Getting to the basics of community

In this weeks Student Activator 2.0 workshop we spent more time investing in our ensemble community and contemplated the bigger KHS community.

I reflected before class how important playing the circle name game has been for building our little groups. Even with the Space Activators 1.0 who all came from the same year 9/10 drama class the group didn’t really know each other and learning names made a huge difference in their confidence to collaborate and play with each other – resulting in the gorgeous public art performance on the stairs at SAC35.

The circle name game is one of my favourites.  I play it with every group I work with, even if it is a one off workshop.  When I know people’s names, or at least am seen to be seriously trying, they are more willing trust me and take risks, to step outside their comfort zone, to try something new or share an idea.  The more people that know each others names, the bigger the multiplication of that effect.

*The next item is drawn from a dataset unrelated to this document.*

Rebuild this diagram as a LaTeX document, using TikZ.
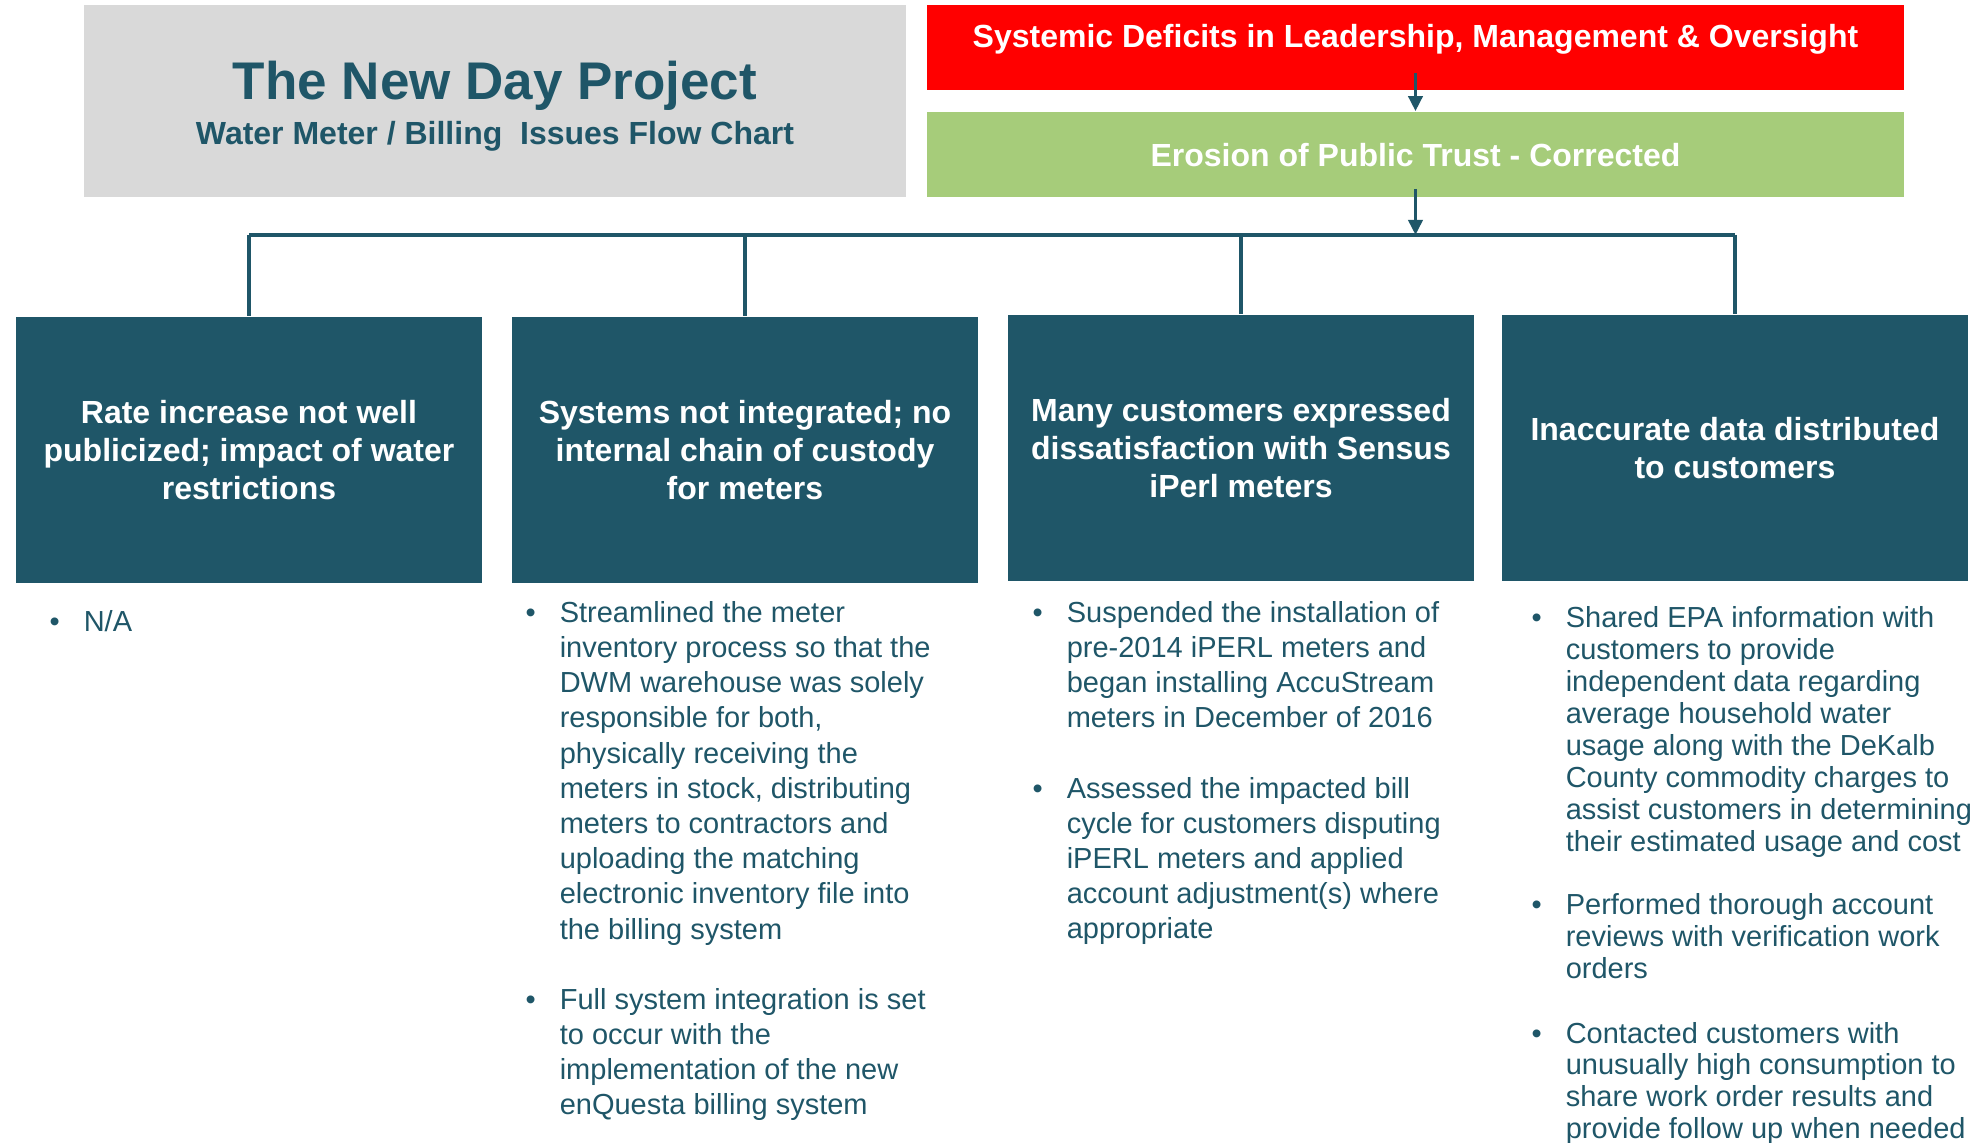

Our new Space Activators 2.0 ask for it each week.  They want to know and confirm they know this group.  They are super keen to play, are not scared of eye contact, teaming up trying something new.

THE GAME

  • Stand in a circle with a bit of space between each person.
  • Go around the circle with each person saying their own name.  Do this twice and ask everyone to see if they can start by learning one or two new names.
  • The leader starts by saying someones name across the circle and then walking to take their place.
  • That person says the name of someone else and walks across the circle to their place
  • and so on.
  • If / when you decide to start getting people out, have then stay as part of the circle – but sitting down.
  • Adding the ‘getting out’ element immediately sharpens every ones focus – we are a competitive species even in play….

RULES include:

  • Say a name before you start walking away from your place – TALK then WALK
  • Say a name and get out of your place before the person coming towards you arrives at your spot.
  • Don’t say the name of someone on either side of you.

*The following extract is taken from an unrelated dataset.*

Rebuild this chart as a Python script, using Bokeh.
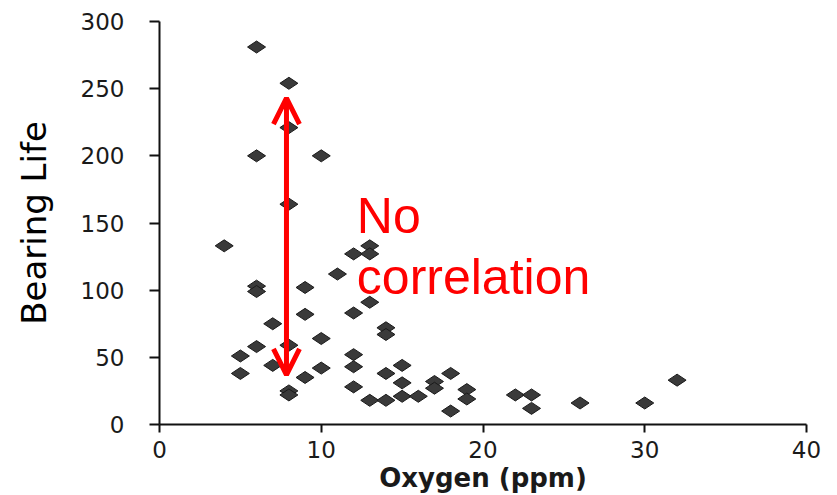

Post game we had a great discussion about how many people each of us knew (and knew the name of) in each grade – throughout the school.  This flowed into how big each grade was, how they are kept very separate now in the pod system, how we can meet / get to know know people – through siblings, friends siblings, mixed activity groups like ours, and combined classes in year 9/10.  How else??

A school is a unique community.  Communities are more productive and harmonious when individuals feel connected and valued.  Shared pride can be a powerful force. It does feel like we are sending out a few strands of connecting web into this community – these stands may look fragile, or not be seen at all…  I wonder what they will catch during our last days at KHS.